> **Written problem**
Give only the number of lines where "this" occurs.

> **Rows**
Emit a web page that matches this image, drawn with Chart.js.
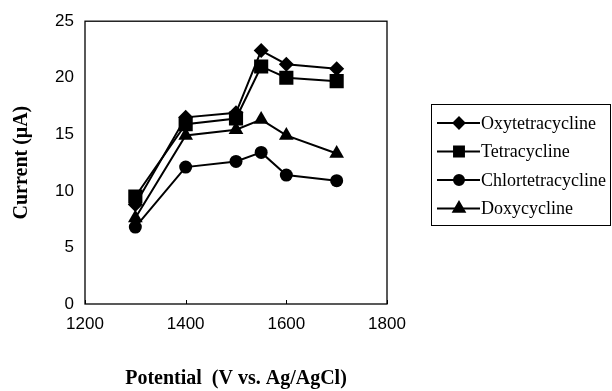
<!DOCTYPE html>
<html>
<head>
<meta charset="utf-8">
<script src="https://cdn.jsdelivr.net/npm/chart.js@4"></script>
<style>
  html, body { margin: 0; padding: 0; background: #ffffff; }
  #wrap { width: 612px; height: 391px; position: relative; }
</style>
</head>
<body>
<div id="wrap"><canvas id="chart"></canvas></div>
<script>
"use strict";

// Potential (V vs. Ag/AgCl) and current (µA) per compound
const potentials        = [1300, 1400, 1500, 1550, 1600, 1700];
const oxytetracycline   = [8.8, 16.5, 16.9, 22.4, 21.2, 20.8];
const tetracycline      = [9.5, 15.9, 16.4, 21.0, 20.0, 19.7];
const chlortetracycline = [6.8, 12.1, 12.6, 13.4, 11.4, 10.9];
const doxycycline       = [7.6, 14.9, 15.4, 16.3, 14.9, 13.3];

const xTicks = [1200, 1400, 1600, 1800];
const yTicks = [0, 5, 10, 15, 20, 25];

const series = [
    { label: "Oxytetracycline",   values: oxytetracycline,   style: "rectRot",  radius: 7.5, legendRadius: 5.5 },
    { label: "Tetracycline",      values: tetracycline,      style: "rect",     radius: 10,  legendRadius: 7 },
    { label: "Chlortetracycline", values: chlortetracycline, style: "circle",   radius: 6.5, legendRadius: 5 },
    { label: "Doxycycline",       values: doxycycline,       style: "triangle", radius: 8.5, legendRadius: 6.5 }
];

const SANS  = "'Liberation Sans', Arial, sans-serif";
const SERIF = "'Liberation Serif', 'Times New Roman', serif";

// frame around plot area + small inner ticks on x axis
const framePlugin = {
    id: "frame",
    afterDraw(chart) {
        const { ctx, chartArea: a, scales } = chart;
        ctx.save();
        ctx.strokeStyle = "#000";
        ctx.lineWidth = 1.3;
        ctx.strokeRect(a.left, a.top, a.right - a.left, a.bottom - a.top);
        ctx.lineWidth = 1;
        xTicks.forEach(v => {
            const px = Math.round(scales.x.getPixelForValue(v)) + 0.5;
            ctx.beginPath();
            ctx.moveTo(px, a.bottom);
            ctx.lineTo(px, a.bottom - 4);
            ctx.stroke();
        });
        ctx.restore();
    }
};

// boxed legend on the right, line through marker like the original
const legendPlugin = {
    id: "boxLegend",
    afterDraw(chart) {
        const ctx = chart.ctx;
        const box = { left: 431.5, top: 104.5, right: 610.5, bottom: 225.5 };
        ctx.save();
        ctx.strokeStyle = "#000";
        ctx.lineWidth = 1;
        ctx.strokeRect(box.left, box.top, box.right - box.left, box.bottom - box.top);
        ctx.font = "18px " + SERIF;
        ctx.textBaseline = "middle";
        ctx.fillStyle = "#000";
        series.forEach((s, i) => {
            const y = 123 + i * 28.5;
            ctx.lineWidth = 2;
            ctx.beginPath();
            ctx.moveTo(437, y);
            ctx.lineTo(480, y);
            ctx.stroke();
            Chart.helpers.drawPoint(ctx, { pointStyle: s.style, radius: s.legendRadius, borderWidth: 1, rotation: 0 }, 459, y);
            ctx.fill();
            ctx.fillText(s.label, 481, y + 1);
        });
        ctx.restore();
    }
};

const chart = new Chart(document.getElementById("chart"), {
    type: "line",
    data: {
        datasets: series.map(s => ({
            label: s.label,
            data: potentials.map((p, i) => ({ x: p, y: s.values[i] })),
            borderColor: "#000",
            backgroundColor: "#000",
            borderWidth: 2,
            pointStyle: s.style,
            pointRadius: s.radius,
            pointBorderWidth: 0,
            pointBackgroundColor: "#000",
            pointBorderColor: "#000",
            fill: false,
            tension: 0
        }))
    },
    options: {
        responsive: true,
        maintainAspectRatio: false,
        animation: false,
        devicePixelRatio: 1,
        layout: { padding: { left: 8, right: 225, top: 20, bottom: 0 } },
        plugins: {
            legend: { display: false },
            tooltip: { enabled: false }
        },
        scales: {
            x: {
                type: "linear",
                min: 1200, max: 1800,
                afterBuildTicks: scale => { scale.ticks = xTicks.map(v => ({ value: v })); },
                afterFit: scale => { scale.height = 87; },
                grid: { display: false, drawTicks: false },
                border: { display: false },
                ticks: { color: "#000", padding: 10, font: { family: SANS, size: 17 }, maxRotation: 0, callback: v => String(v) },
                title: {
                    display: true,
                    text: "Potential  (V vs. Ag/AgCl)",
                    color: "#000",
                    font: { family: SERIF, size: 20, weight: "bold" },
                    padding: { top: 0, bottom: 0 }
                }
            },
            y: {
                min: 0, max: 25,
                afterBuildTicks: scale => { scale.ticks = yTicks.map(v => ({ value: v })); },
                afterFit: scale => { scale.width = 77; },
                grid: { display: false, drawTicks: false },
                border: { display: false },
                ticks: { color: "#000", padding: 11, font: { family: SANS, size: 17 }, callback: v => String(v) },
                title: {
                    display: true,
                    text: "Current (μA)",
                    color: "#000",
                    font: { family: SERIF, size: 20, weight: "bold" },
                    padding: { top: 2, bottom: 0 }
                }
            }
        }
    },
    plugins: [framePlugin, legendPlugin]
});
</script>
</body>
</html>
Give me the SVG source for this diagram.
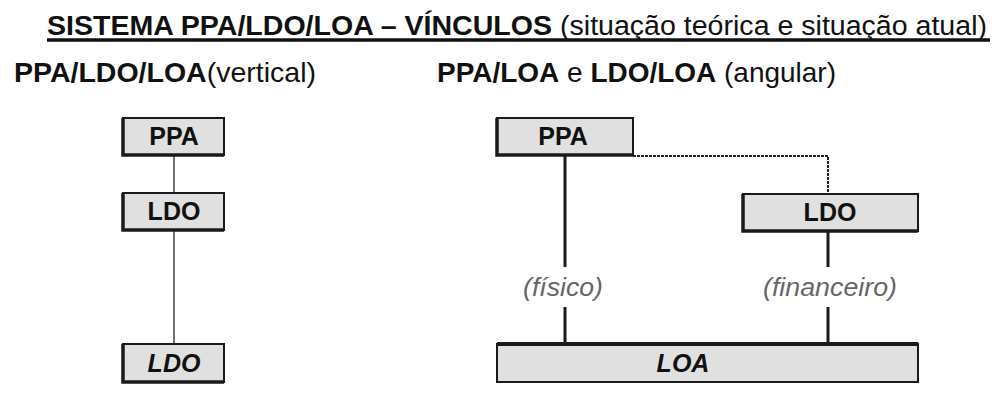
<svg xmlns="http://www.w3.org/2000/svg" width="995" height="402" viewBox="0 0 995 402">
<style>
text{font-family:"Liberation Sans",Arial,sans-serif;fill:#111}
.box{fill:#e0e0e0;stroke:#1a1a1a;stroke-width:2}
.sh{fill:none;stroke:#1a1a1a;stroke-width:3.5}
.nt{font-size:25px;font-weight:bold;text-anchor:middle}
.it{font-style:italic}
.lbl{font-size:25px;font-style:italic;fill:#666;text-anchor:middle}
.thin{stroke:#444;stroke-width:1.5;fill:none}
.thick{stroke:#1a1a1a;stroke-width:3;fill:none}
.dash{stroke:#222;stroke-width:2;stroke-dasharray:3 1;fill:none}
</style>
<rect width="995" height="402" fill="#fff"/>
<g id="title">
<text x="47" y="35" font-size="27" textLength="940" lengthAdjust="spacingAndGlyphs"><tspan font-weight="bold">SISTEMA PPA/LDO/LOA – VÍNCULOS</tspan> (situação teórica e situação atual)</text>
<line x1="47" y1="40" x2="990" y2="40" stroke="#111" stroke-width="3.5"/>
</g>
<g id="subtitles">
<text x="14" y="82" font-size="28" textLength="302" lengthAdjust="spacingAndGlyphs"><tspan font-weight="bold">PPA/LDO/LOA</tspan>(vertical)</text>
<text x="437" y="82" font-size="28" textLength="399" lengthAdjust="spacingAndGlyphs"><tspan font-weight="bold">PPA/LOA</tspan> e <tspan font-weight="bold">LDO/LOA</tspan> (angular)</text>
</g>
<g id="connectors">
<line class="thin" x1="174" y1="156" x2="174" y2="193"/>
<line class="thin" x1="174" y1="231" x2="174" y2="343"/>
<line class="thick" x1="565" y1="156" x2="565" y2="267"/>
<line class="thick" x1="565" y1="307" x2="565" y2="343"/>
<line class="thick" x1="828" y1="231" x2="828" y2="267"/>
<line class="thick" x1="828" y1="307" x2="828" y2="343"/>
<polyline class="dash" points="633,156 828,156 828,193"/>
<text class="lbl" x="563" y="296" textLength="80" lengthAdjust="spacingAndGlyphs">(físico)</text>
<text class="lbl" x="830" y="296" textLength="134" lengthAdjust="spacingAndGlyphs">(financeiro)</text>
</g>
<g id="ppa-v">
<rect class="box" x="123" y="118" width="101" height="37"/>
<polyline class="sh" points="123,118 123,155 224,155"/>
<text class="nt" x="174" y="145">PPA</text>
</g>
<g id="ldo-v">
<rect class="box" x="123" y="193" width="101" height="37"/>
<polyline class="sh" points="123,193 123,230 224,230"/>
<text class="nt" x="174" y="220">LDO</text>
</g>
<g id="loa-v">
<rect class="box" x="123" y="344" width="101" height="38"/>
<polyline class="sh" points="123,344 123,382 224,382"/>
<text class="nt it" x="174" y="372">LDO</text>
</g>
<g id="ppa-a">
<rect class="box" x="497" y="118" width="136" height="37"/>
<polyline class="sh" points="497,118 497,155 633,155"/>
<text class="nt" x="563" y="145">PPA</text>
</g>
<g id="ldo-a">
<rect class="box" x="743" y="194" width="175" height="37"/>
<polyline class="sh" points="743,194 743,231 918,231"/>
<text class="nt" x="830" y="221">LDO</text>
</g>
<g id="loa-a">
<rect class="box" x="497" y="344" width="421" height="38"/>
<line x1="497" y1="344" x2="918" y2="344" stroke="#1a1a1a" stroke-width="4"/>
<text class="nt it" x="683" y="372">LOA</text>
</g>
</svg>
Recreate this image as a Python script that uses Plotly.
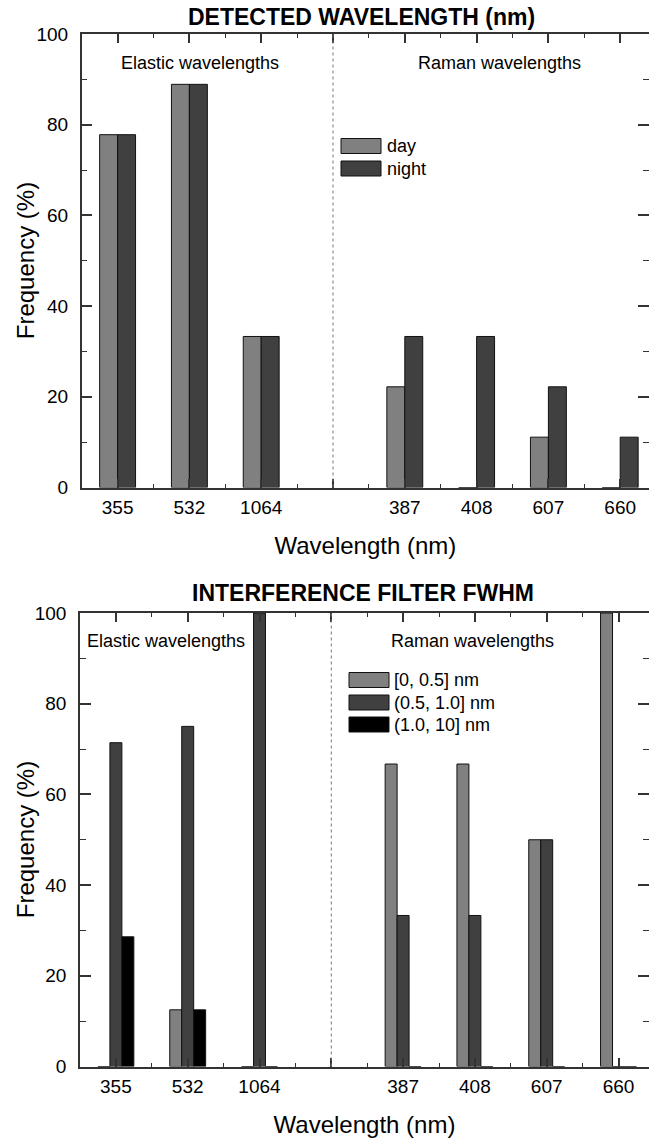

> **Response to the exercise**
3